Un altro calco sembra appartenere a un attrezzo agricolo, forse un aratro a spalla o una stegola, mentre un grande pannello ligneo potrebbe essere l’anta di un portone in fase di riparazione, trovata vicino alla cosiddetta stanza del carpentiere.

“Vicende come questa rendono evidente l’assurdità del sistema schiavistico antico”, afferma Gabriel Zuchtriegel, direttore di Pompei e co-autore dello studio. “Esseri umani trattati come macchine, ma con una realtà che sfugge a ogni tentativo di disumanizzazione.
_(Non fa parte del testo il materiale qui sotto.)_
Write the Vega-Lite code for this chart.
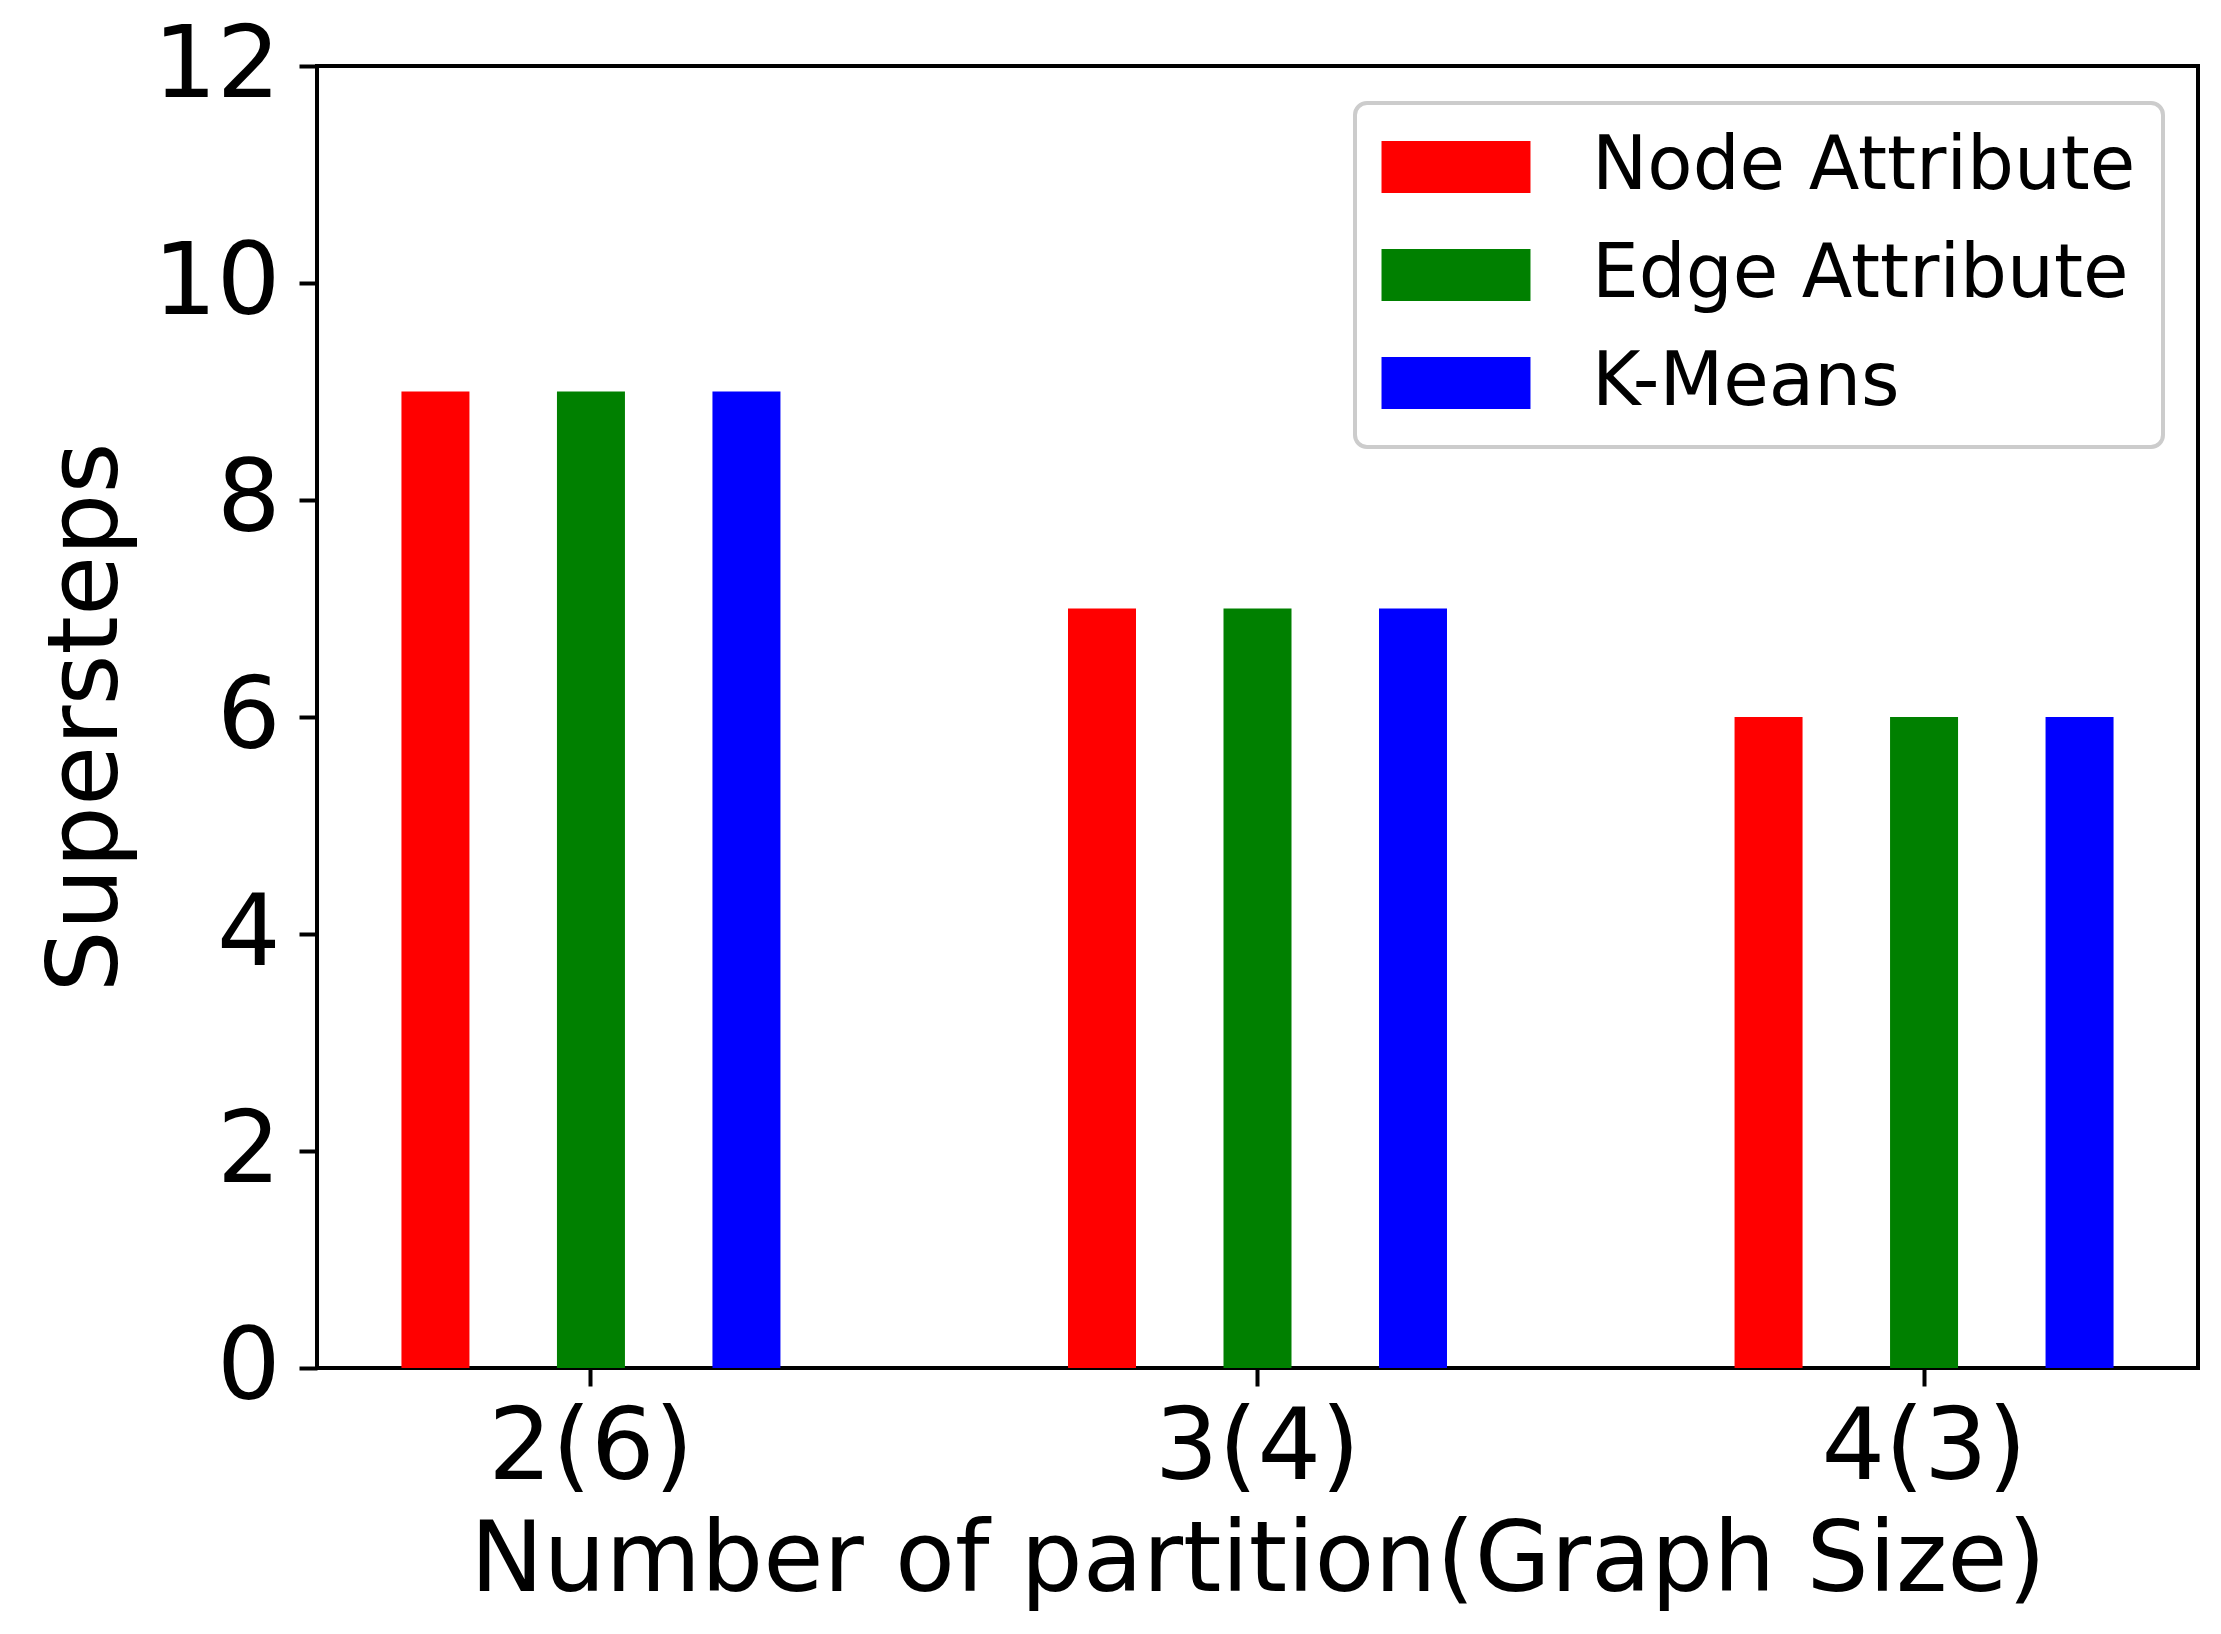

Aria, cibo, bisogni: tutto ci ricorda che la linea tra schiavo e libero era più sottile di quanto immaginiamo. Temi che restano attuali: oggi si contano oltre 30 milioni di persone nel mondo in forme moderne di schiavitù”.

Dal contrasto ai tombaroli ai progetti di valorizzazione

La villa di Civita Giuliana è oggetto di indagini archeologiche dal 2017, in sinergia con la Procura di Torre Annunziata, che ha lavorato per bloccare un saccheggio durato anni. Le campagne 2023-24 hanno approfondito la zona situata tra il quartiere residenziale e quello servile, verificando i dati raccolti dalle indagini giudiziarie.

È attualmente in corso il progetto “Demolizione, scavo e valorizzazione in località Civita Giuliana”, finanziato con fondi ordinari del Parco Archeologico. L’intervento prevede la rimozione di due edifici costruiti sul quartiere servile e l’ampliamento degli scavi, per ricostruire la planimetria della villa e definire nuove strategie di tutela e valorizzazione.